- [Problem requirements]: Write out the listing, please, but only from its first line through the line containing "padding=4, fontsize=13, color=ink)", exactly as given and without pictures.

- [Available data]:
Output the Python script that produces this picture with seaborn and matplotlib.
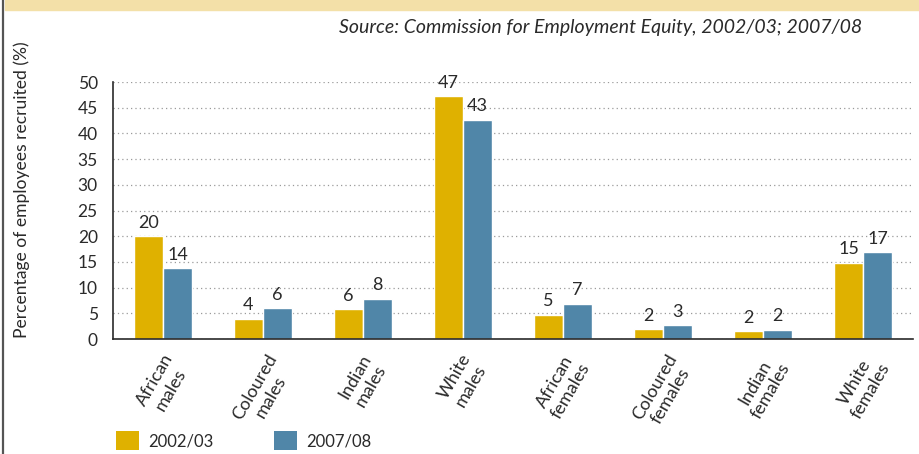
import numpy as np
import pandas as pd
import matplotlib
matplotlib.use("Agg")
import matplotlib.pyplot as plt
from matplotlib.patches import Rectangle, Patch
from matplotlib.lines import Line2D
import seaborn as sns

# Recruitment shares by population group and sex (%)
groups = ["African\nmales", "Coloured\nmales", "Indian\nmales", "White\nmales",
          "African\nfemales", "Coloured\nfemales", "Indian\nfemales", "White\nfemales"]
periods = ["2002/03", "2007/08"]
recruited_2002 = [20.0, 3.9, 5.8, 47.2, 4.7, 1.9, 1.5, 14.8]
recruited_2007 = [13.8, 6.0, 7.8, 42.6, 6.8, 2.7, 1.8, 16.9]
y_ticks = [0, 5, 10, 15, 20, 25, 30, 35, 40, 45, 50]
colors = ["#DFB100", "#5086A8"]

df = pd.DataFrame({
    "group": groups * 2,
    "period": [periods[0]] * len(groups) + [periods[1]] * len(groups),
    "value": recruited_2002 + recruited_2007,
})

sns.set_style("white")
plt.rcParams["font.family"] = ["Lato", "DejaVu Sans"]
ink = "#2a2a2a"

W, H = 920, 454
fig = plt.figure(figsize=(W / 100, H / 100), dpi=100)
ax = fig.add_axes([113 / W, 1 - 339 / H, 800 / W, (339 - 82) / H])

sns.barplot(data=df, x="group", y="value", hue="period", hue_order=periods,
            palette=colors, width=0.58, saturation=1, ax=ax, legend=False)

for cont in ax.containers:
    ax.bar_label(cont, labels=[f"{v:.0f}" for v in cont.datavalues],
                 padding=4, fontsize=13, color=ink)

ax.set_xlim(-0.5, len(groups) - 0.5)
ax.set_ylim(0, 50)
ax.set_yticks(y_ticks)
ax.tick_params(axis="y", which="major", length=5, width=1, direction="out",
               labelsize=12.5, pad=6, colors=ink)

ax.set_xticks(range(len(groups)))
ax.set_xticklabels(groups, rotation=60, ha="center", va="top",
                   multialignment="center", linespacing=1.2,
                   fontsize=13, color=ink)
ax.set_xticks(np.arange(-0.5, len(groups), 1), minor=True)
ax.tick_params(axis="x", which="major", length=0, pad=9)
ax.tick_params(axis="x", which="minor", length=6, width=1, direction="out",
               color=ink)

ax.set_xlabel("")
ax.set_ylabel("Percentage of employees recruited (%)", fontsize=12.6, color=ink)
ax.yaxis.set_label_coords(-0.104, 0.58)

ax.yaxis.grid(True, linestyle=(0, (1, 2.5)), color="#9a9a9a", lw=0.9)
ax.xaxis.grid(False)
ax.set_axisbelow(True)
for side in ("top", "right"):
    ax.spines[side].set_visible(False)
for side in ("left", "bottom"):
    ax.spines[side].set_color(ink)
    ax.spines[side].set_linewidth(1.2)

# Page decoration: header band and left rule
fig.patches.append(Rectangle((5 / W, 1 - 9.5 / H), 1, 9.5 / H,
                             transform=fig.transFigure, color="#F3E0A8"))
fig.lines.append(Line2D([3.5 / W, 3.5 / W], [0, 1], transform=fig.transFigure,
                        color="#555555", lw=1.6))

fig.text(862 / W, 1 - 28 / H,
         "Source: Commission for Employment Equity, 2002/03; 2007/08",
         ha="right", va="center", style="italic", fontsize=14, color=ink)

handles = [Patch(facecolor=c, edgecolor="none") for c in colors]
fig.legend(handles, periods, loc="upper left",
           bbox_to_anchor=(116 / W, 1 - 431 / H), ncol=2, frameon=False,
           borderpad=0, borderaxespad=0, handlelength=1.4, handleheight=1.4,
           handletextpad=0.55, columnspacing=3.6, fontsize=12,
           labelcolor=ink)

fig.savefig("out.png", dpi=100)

- [Written answer]:
Output the Python script that produces this picture with seaborn and matplotlib.
import numpy as np
import pandas as pd
import matplotlib
matplotlib.use("Agg")
import matplotlib.pyplot as plt
from matplotlib.patches import Rectangle, Patch
from matplotlib.lines import Line2D
import seaborn as sns

# Recruitment shares by population group and sex (%)
groups = ["African\nmales", "Coloured\nmales", "Indian\nmales", "White\nmales",
          "African\nfemales", "Coloured\nfemales", "Indian\nfemales", "White\nfemales"]
periods = ["2002/03", "2007/08"]
recruited_2002 = [20.0, 3.9, 5.8, 47.2, 4.7, 1.9, 1.5, 14.8]
recruited_2007 = [13.8, 6.0, 7.8, 42.6, 6.8, 2.7, 1.8, 16.9]
y_ticks = [0, 5, 10, 15, 20, 25, 30, 35, 40, 45, 50]
colors = ["#DFB100", "#5086A8"]

df = pd.DataFrame({
    "group": groups * 2,
    "period": [periods[0]] * len(groups) + [periods[1]] * len(groups),
    "value": recruited_2002 + recruited_2007,
})

sns.set_style("white")
plt.rcParams["font.family"] = ["Lato", "DejaVu Sans"]
ink = "#2a2a2a"

W, H = 920, 454
fig = plt.figure(figsize=(W / 100, H / 100), dpi=100)
ax = fig.add_axes([113 / W, 1 - 339 / H, 800 / W, (339 - 82) / H])

sns.barplot(data=df, x="group", y="value", hue="period", hue_order=periods,
            palette=colors, width=0.58, saturation=1, ax=ax, legend=False)

for cont in ax.containers:
    ax.bar_label(cont, labels=[f"{v:.0f}" for v in cont.datavalues],
                 padding=4, fontsize=13, color=ink)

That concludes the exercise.